The 1994–95 Washington State Cougars men's basketball team represented Washington State University for the 1994–95 NCAA Division I men's basketball season. Led by first-year head coach Kevin Eastman, the Cougars were members of the Pacific-10 Conference and played their home games on campus at Beasley Coliseum in Pullman, Washington.

The Cougars were 16–11 overall in the regular season and 10–8 in conference play, tied for fifth in the standings. There was no conference tournament this season; last played in 1990, it resumed in 2002.

For the second time, Washington State played in the National Invitation Tournament, and advanced to the quarterfinals.

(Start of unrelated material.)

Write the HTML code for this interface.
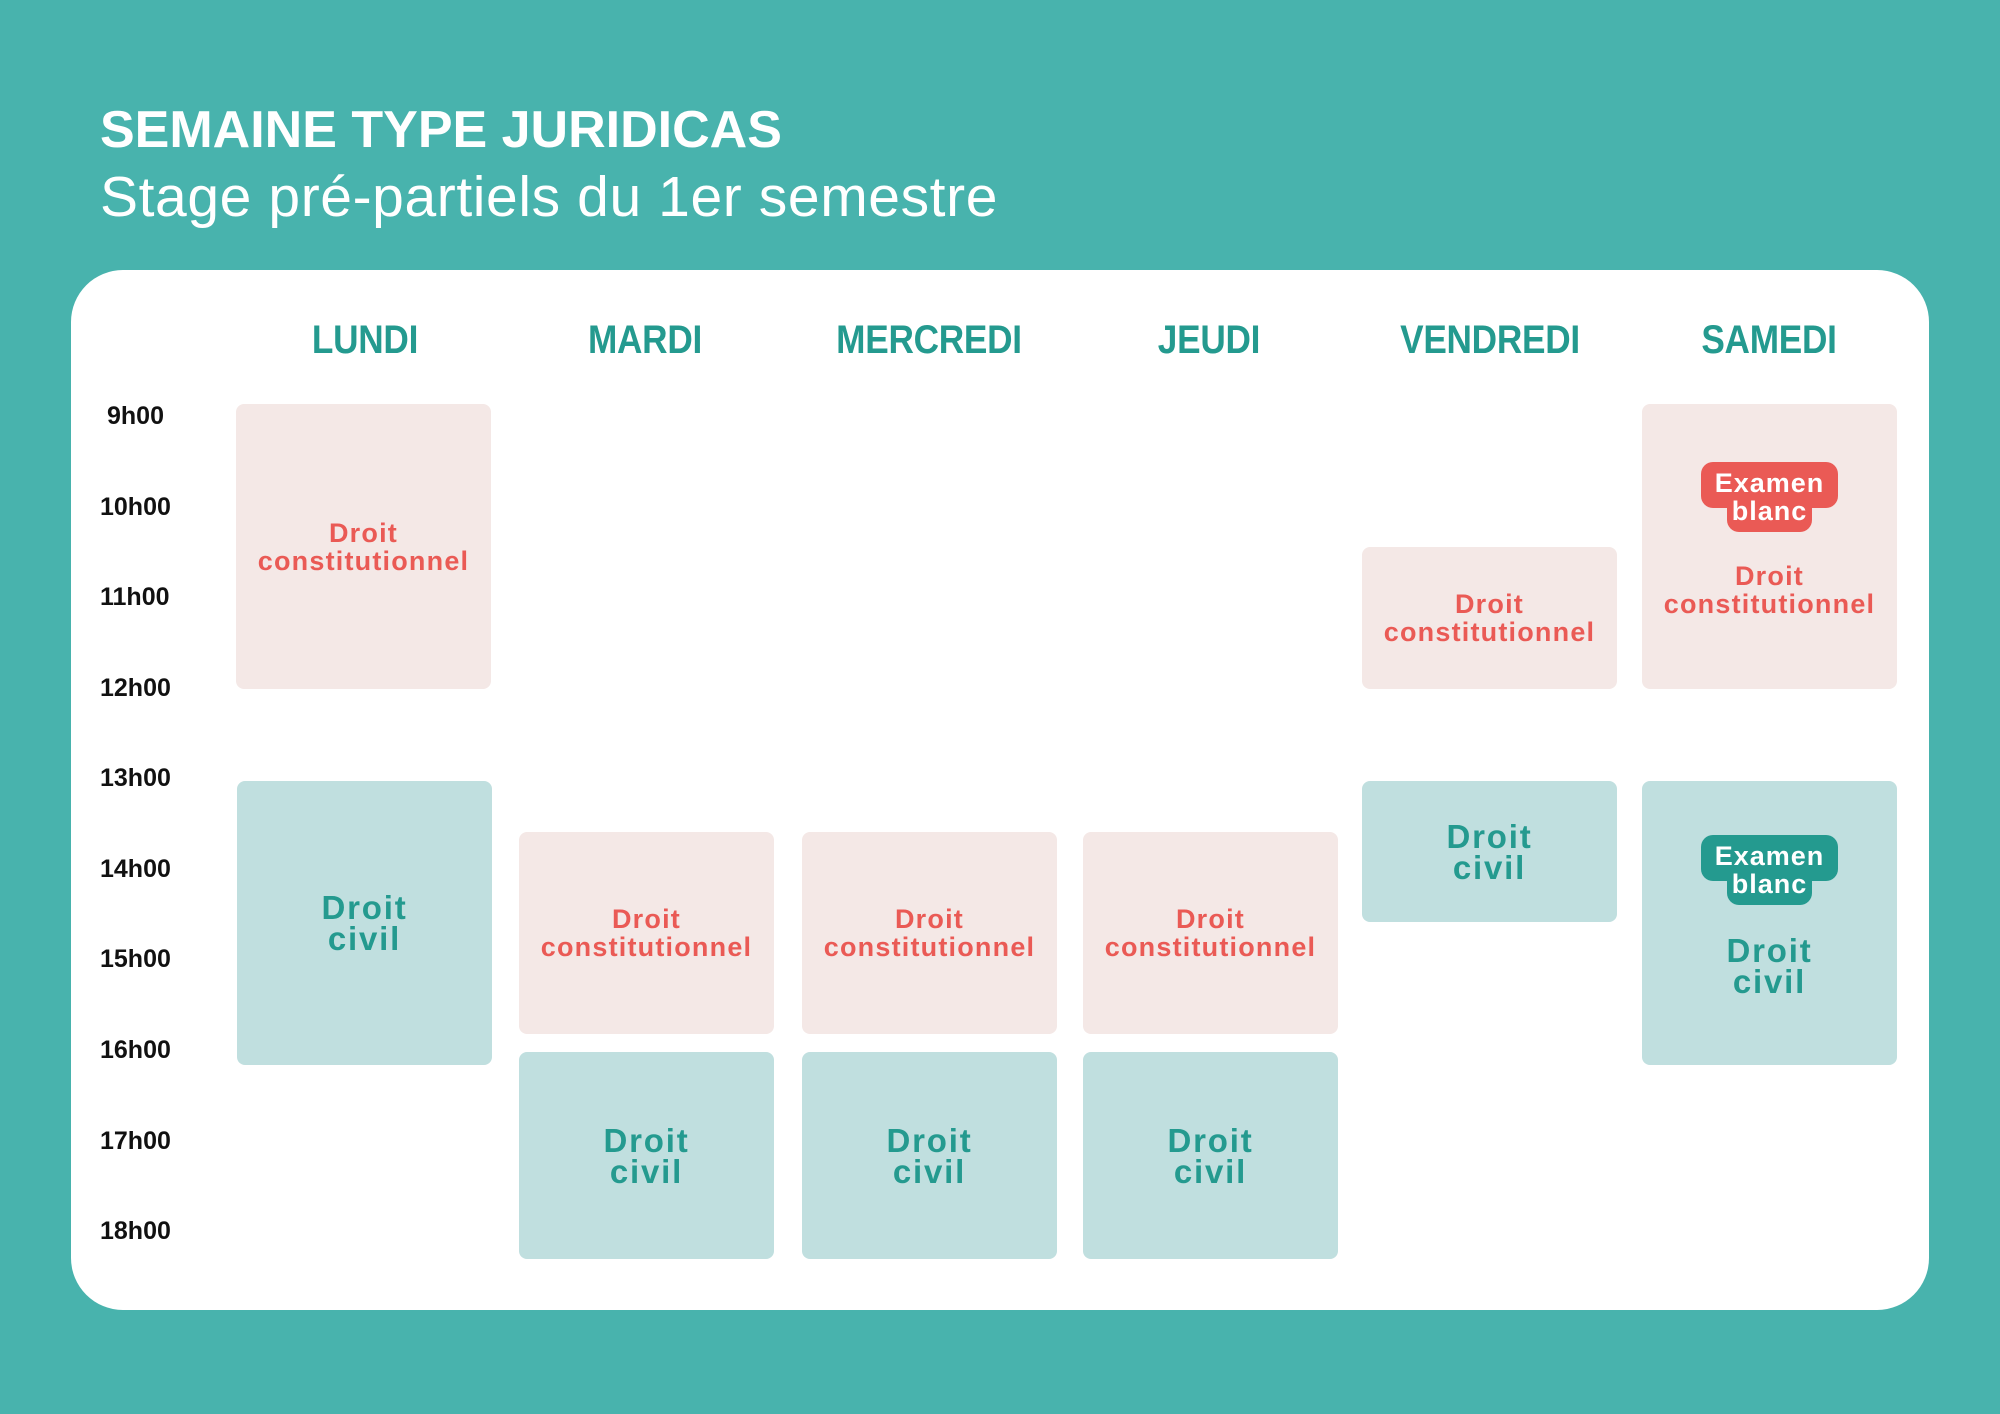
<!DOCTYPE html>
<html><head><meta charset="utf-8"><style>
*{margin:0;padding:0;box-sizing:border-box}
body{width:2000px;height:1414px;background:#48b3ad;position:relative;overflow:hidden;font-family:"Liberation Sans",sans-serif}
.abs{position:absolute}
#card{left:71px;top:270px;width:1858px;height:1040px;background:#fff;border-radius:52px}
h1{position:absolute;left:100px;top:100px;font-size:52px;font-weight:bold;color:#fff;letter-spacing:0px}
h2{position:absolute;left:100px;top:164px;font-size:57px;font-weight:normal;color:#fff;letter-spacing:0.6px}
.day{position:absolute;top:318px;width:300px;margin-left:-150px;text-align:center;font-size:40px;font-weight:bold;color:#249a8f;transform:scaleX(0.88);letter-spacing:-0.3px}
.t{position:absolute;left:100px;font-size:25px;font-weight:bold;color:#111;margin-top:-15px}
.b{position:absolute;border-radius:8px;display:flex;flex-direction:column;align-items:center;justify-content:center;text-align:center;font-weight:bold}
.p{background:#f4e8e6;color:#ea5a55;font-size:27px;line-height:28px;letter-spacing:1.2px}
.c{background:#c0dfdf;color:#249a8f;font-size:33px;line-height:31px;letter-spacing:1.8px}
.badge{position:relative;width:137px;height:70px;margin-bottom:30px;margin-top:-14px}
.badge .a,.badge .bb{position:absolute;border-radius:12px}
.badge .a{left:0;top:0;width:137px;height:46px}
.badge .bb{left:26px;top:20px;width:85px;height:50px}
.badge span{position:absolute;left:0;width:137px;text-align:center;color:#fff;font-size:27px;letter-spacing:1px;line-height:28px}
</style></head><body>
<h1>SEMAINE TYPE JURIDICAS</h1>
<h2>Stage pré-partiels du 1er semestre</h2>
<div id="card" class="abs"></div>
<div class="day" style="left:365px">LUNDI</div>
<div class="day" style="left:645px">MARDI</div>
<div class="day" style="left:929px">MERCREDI</div>
<div class="day" style="left:1209px">JEUDI</div>
<div class="day" style="left:1490px">VENDREDI</div>
<div class="day" style="left:1769px">SAMEDI</div>
<div class="t" style="top:417px;left:107px">9h00</div>
<div class="t" style="top:508px">10h00</div>
<div class="t" style="top:598px">11h00</div>
<div class="t" style="top:689px">12h00</div>
<div class="t" style="top:779px">13h00</div>
<div class="t" style="top:870px">14h00</div>
<div class="t" style="top:960px">15h00</div>
<div class="t" style="top:1051px">16h00</div>
<div class="t" style="top:1142px">17h00</div>
<div class="t" style="top:1232px">18h00</div>

<div class="b p" style="left:236px;top:404px;width:255px;height:285px">Droit<br>constitutionnel</div>
<div class="b c" style="left:237px;top:781px;width:255px;height:284px">Droit<br>civil</div>

<div class="b p" style="left:519px;top:832px;width:255px;height:202px">Droit<br>constitutionnel</div>
<div class="b c" style="left:519px;top:1052px;width:255px;height:207px">Droit<br>civil</div>
<div class="b p" style="left:802px;top:832px;width:255px;height:202px">Droit<br>constitutionnel</div>
<div class="b c" style="left:802px;top:1052px;width:255px;height:207px">Droit<br>civil</div>
<div class="b p" style="left:1083px;top:832px;width:255px;height:202px">Droit<br>constitutionnel</div>
<div class="b c" style="left:1083px;top:1052px;width:255px;height:207px">Droit<br>civil</div>

<div class="b p" style="left:1362px;top:547px;width:255px;height:142px">Droit<br>constitutionnel</div>
<div class="b c" style="left:1362px;top:781px;width:255px;height:141px">Droit<br>civil</div>

<div class="b p" style="left:1642px;top:404px;width:255px;height:285px">
<div class="badge"><div class="a" style="background:#ea5a55"></div><div class="bb" style="background:#ea5a55"></div><span style="top:7px">Examen</span><span style="top:35px">blanc</span></div>
Droit<br>constitutionnel</div>
<div class="b c" style="left:1642px;top:781px;width:255px;height:284px">
<div class="badge"><div class="a" style="background:#249a8f"></div><div class="bb" style="background:#249a8f"></div><span style="top:7px">Examen</span><span style="top:35px">blanc</span></div>
Droit<br>civil</div>
</body></html>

Eastman, who previously led UNC Wilmington, was hired in May 1994.

==Postseason results==

| Date time, TV | Opponent | Result | Record | Site (attendance) city, state |
National Invitation Tournament
| Wed, March 15* 9:00 pm, ESPN | Texas Tech First round | W 94–82 | 17–11 | Beasley Coliseum (5,200) Pullman, Washington |
| Mon, March 20* 5:00 pm | at Illinois State Second round | W 83–80 | 18–11 | Redbird Arena (8,751) Normal, Illinois |
| Thu, March 23* 4:30 pm | at Canisius Quarterfinal | L 80–89 | 18–12 | Memorial Auditorium (9,065) Buffalo, New York |
*Non-conference game. ^{#}Rankings from AP poll. (#) Tournament seedings in parentheses. All times are in Pacific time.